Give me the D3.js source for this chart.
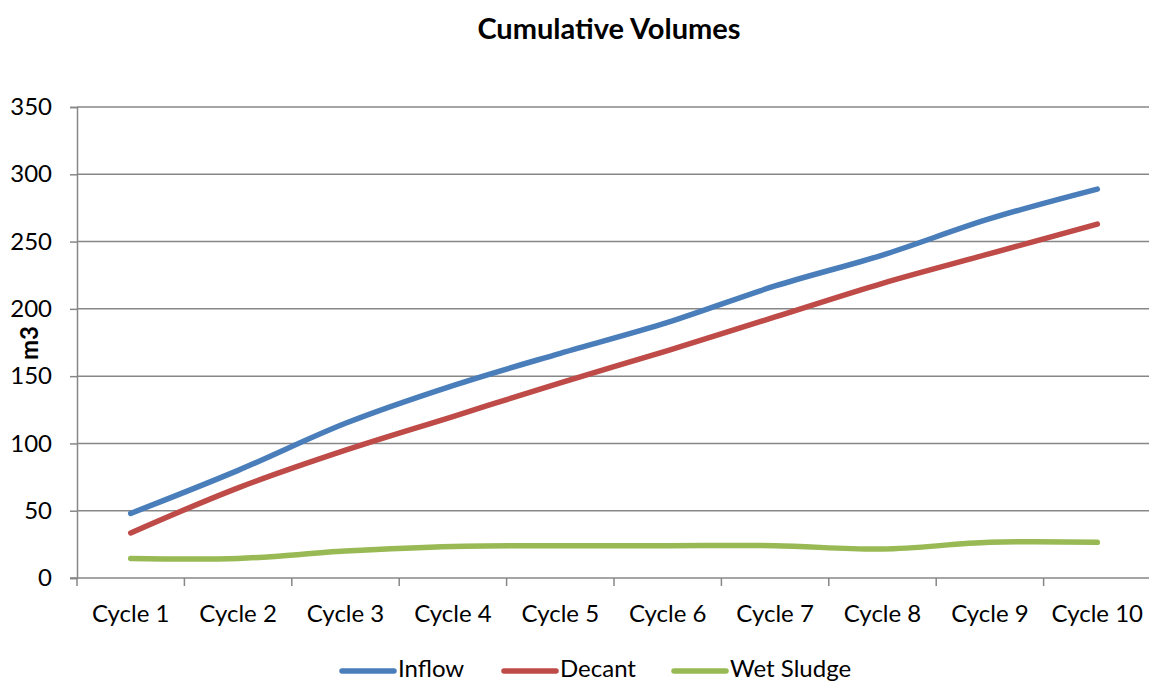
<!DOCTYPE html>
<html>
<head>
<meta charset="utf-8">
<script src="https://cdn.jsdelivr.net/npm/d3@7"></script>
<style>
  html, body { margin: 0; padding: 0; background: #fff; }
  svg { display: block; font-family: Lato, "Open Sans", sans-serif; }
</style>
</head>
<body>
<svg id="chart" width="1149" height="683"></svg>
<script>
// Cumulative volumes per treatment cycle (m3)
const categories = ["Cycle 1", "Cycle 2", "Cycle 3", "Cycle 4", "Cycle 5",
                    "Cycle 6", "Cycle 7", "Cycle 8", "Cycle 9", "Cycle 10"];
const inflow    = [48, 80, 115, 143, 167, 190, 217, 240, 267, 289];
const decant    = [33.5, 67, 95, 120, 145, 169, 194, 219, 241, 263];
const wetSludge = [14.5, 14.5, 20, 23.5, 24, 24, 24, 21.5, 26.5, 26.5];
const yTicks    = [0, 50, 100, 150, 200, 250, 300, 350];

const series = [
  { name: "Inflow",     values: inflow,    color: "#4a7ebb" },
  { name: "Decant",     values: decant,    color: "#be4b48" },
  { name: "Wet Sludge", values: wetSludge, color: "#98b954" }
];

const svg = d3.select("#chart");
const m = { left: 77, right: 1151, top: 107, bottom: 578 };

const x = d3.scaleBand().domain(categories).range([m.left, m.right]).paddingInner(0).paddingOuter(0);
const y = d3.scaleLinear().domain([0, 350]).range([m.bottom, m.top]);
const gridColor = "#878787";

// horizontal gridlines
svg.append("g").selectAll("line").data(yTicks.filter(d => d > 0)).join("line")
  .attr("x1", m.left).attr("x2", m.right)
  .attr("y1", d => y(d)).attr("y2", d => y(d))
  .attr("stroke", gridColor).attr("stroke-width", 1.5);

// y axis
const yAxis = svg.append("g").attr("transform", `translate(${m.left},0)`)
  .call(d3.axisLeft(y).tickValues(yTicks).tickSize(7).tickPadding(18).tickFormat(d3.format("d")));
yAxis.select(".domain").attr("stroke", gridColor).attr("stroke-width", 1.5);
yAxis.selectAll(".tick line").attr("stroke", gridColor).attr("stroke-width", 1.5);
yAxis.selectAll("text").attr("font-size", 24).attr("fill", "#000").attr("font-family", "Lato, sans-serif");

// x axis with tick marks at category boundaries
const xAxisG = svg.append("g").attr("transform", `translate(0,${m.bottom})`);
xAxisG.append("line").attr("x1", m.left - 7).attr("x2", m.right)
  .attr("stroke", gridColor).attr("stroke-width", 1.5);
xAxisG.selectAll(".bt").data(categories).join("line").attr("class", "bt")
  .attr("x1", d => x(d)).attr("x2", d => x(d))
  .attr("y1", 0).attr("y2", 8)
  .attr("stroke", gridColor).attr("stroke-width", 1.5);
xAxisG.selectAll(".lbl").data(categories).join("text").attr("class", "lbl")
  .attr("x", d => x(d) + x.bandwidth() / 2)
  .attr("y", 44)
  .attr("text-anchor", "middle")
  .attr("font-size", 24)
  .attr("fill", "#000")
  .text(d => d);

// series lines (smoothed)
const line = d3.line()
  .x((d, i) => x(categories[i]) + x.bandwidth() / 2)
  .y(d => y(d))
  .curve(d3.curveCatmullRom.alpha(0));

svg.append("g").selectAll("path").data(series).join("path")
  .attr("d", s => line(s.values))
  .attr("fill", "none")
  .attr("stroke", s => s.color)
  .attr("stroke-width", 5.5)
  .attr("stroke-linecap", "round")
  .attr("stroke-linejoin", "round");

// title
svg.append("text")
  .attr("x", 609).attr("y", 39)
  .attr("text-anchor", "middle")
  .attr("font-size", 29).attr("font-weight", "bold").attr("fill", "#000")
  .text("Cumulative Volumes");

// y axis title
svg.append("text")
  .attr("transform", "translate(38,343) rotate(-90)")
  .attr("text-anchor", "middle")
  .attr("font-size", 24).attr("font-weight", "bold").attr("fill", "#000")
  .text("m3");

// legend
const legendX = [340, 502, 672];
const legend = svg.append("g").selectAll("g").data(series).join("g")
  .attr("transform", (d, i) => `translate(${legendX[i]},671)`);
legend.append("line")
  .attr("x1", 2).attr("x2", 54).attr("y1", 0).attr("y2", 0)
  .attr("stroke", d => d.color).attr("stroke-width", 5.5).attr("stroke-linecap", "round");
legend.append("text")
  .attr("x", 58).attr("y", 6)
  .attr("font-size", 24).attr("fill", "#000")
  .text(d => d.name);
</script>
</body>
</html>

========

### Instruction
Ignore the images and quote every line of the listing exactly.

### Problem solution
Give me the D3.js source for this chart.
<!DOCTYPE html>
<html>
<head>
<meta charset="utf-8">
<script src="https://cdn.jsdelivr.net/npm/d3@7"></script>
<style>
  html, body { margin: 0; padding: 0; background: #fff; }
  svg { display: block; font-family: Lato, "Open Sans", sans-serif; }
</style>
</head>
<body>
<svg id="chart" width="1149" height="683"></svg>
<script>
// Cumulative volumes per treatment cycle (m3)
const categories = ["Cycle 1", "Cycle 2", "Cycle 3", "Cycle 4", "Cycle 5",
                    "Cycle 6", "Cycle 7", "Cycle 8", "Cycle 9", "Cycle 10"];
const inflow    = [48, 80, 115, 143, 167, 190, 217, 240, 267, 289];
const decant    = [33.5, 67, 95, 120, 145, 169, 194, 219, 241, 263];
const wetSludge = [14.5, 14.5, 20, 23.5, 24, 24, 24, 21.5, 26.5, 26.5];
const yTicks    = [0, 50, 100, 150, 200, 250, 300, 350];

const series = [
  { name: "Inflow",     values: inflow,    color: "#4a7ebb" },
  { name: "Decant",     values: decant,    color: "#be4b48" },
  { name: "Wet Sludge", values: wetSludge, color: "#98b954" }
];

const svg = d3.select("#chart");
const m = { left: 77, right: 1151, top: 107, bottom: 578 };

const x = d3.scaleBand().domain(categories).range([m.left, m.right]).paddingInner(0).paddingOuter(0);
const y = d3.scaleLinear().domain([0, 350]).range([m.bottom, m.top]);
const gridColor = "#878787";

// horizontal gridlines
svg.append("g").selectAll("line").data(yTicks.filter(d => d > 0)).join("line")
  .attr("x1", m.left).attr("x2", m.right)
  .attr("y1", d => y(d)).attr("y2", d => y(d))
  .attr("stroke", gridColor).attr("stroke-width", 1.5);

// y axis
const yAxis = svg.append("g").attr("transform", `translate(${m.left},0)`)
  .call(d3.axisLeft(y).tickValues(yTicks).tickSize(7).tickPadding(18).tickFormat(d3.format("d")));
yAxis.select(".domain").attr("stroke", gridColor).attr("stroke-width", 1.5);
yAxis.selectAll(".tick line").attr("stroke", gridColor).attr("stroke-width", 1.5);
yAxis.selectAll("text").attr("font-size", 24).attr("fill", "#000").attr("font-family", "Lato, sans-serif");

// x axis with tick marks at category boundaries
const xAxisG = svg.append("g").attr("transform", `translate(0,${m.bottom})`);
xAxisG.append("line").attr("x1", m.left - 7).attr("x2", m.right)
  .attr("stroke", gridColor).attr("stroke-width", 1.5);
xAxisG.selectAll(".bt").data(categories).join("line").attr("class", "bt")
  .attr("x1", d => x(d)).attr("x2", d => x(d))
  .attr("y1", 0).attr("y2", 8)
  .attr("stroke", gridColor).attr("stroke-width", 1.5);
xAxisG.selectAll(".lbl").data(categories).join("text").attr("class", "lbl")
  .attr("x", d => x(d) + x.bandwidth() / 2)
  .attr("y", 44)
  .attr("text-anchor", "middle")
  .attr("font-size", 24)
  .attr("fill", "#000")
  .text(d => d);

// series lines (smoothed)
const line = d3.line()
  .x((d, i) => x(categories[i]) + x.bandwidth() / 2)
  .y(d => y(d))
  .curve(d3.curveCatmullRom.alpha(0));

svg.append("g").selectAll("path").data(series).join("path")
  .attr("d", s => line(s.values))
  .attr("fill", "none")
  .attr("stroke", s => s.color)
  .attr("stroke-width", 5.5)
  .attr("stroke-linecap", "round")
  .attr("stroke-linejoin", "round");

// title
svg.append("text")
  .attr("x", 609).attr("y", 39)
  .attr("text-anchor", "middle")
  .attr("font-size", 29).attr("font-weight", "bold").attr("fill", "#000")
  .text("Cumulative Volumes");

// y axis title
svg.append("text")
  .attr("transform", "translate(38,343) rotate(-90)")
  .attr("text-anchor", "middle")
  .attr("font-size", 24).attr("font-weight", "bold").attr("fill", "#000")
  .text("m3");

// legend
const legendX = [340, 502, 672];
const legend = svg.append("g").selectAll("g").data(series).join("g")
  .attr("transform", (d, i) => `translate(${legendX[i]},671)`);
legend.append("line")
  .attr("x1", 2).attr("x2", 54).attr("y1", 0).attr("y2", 0)
  .attr("stroke", d => d.color).attr("stroke-width", 5.5).attr("stroke-linecap", "round");
legend.append("text")
  .attr("x", 58).attr("y", 6)
  .attr("font-size", 24).attr("fill", "#000")
  .text(d => d.name);
</script>
</body>
</html>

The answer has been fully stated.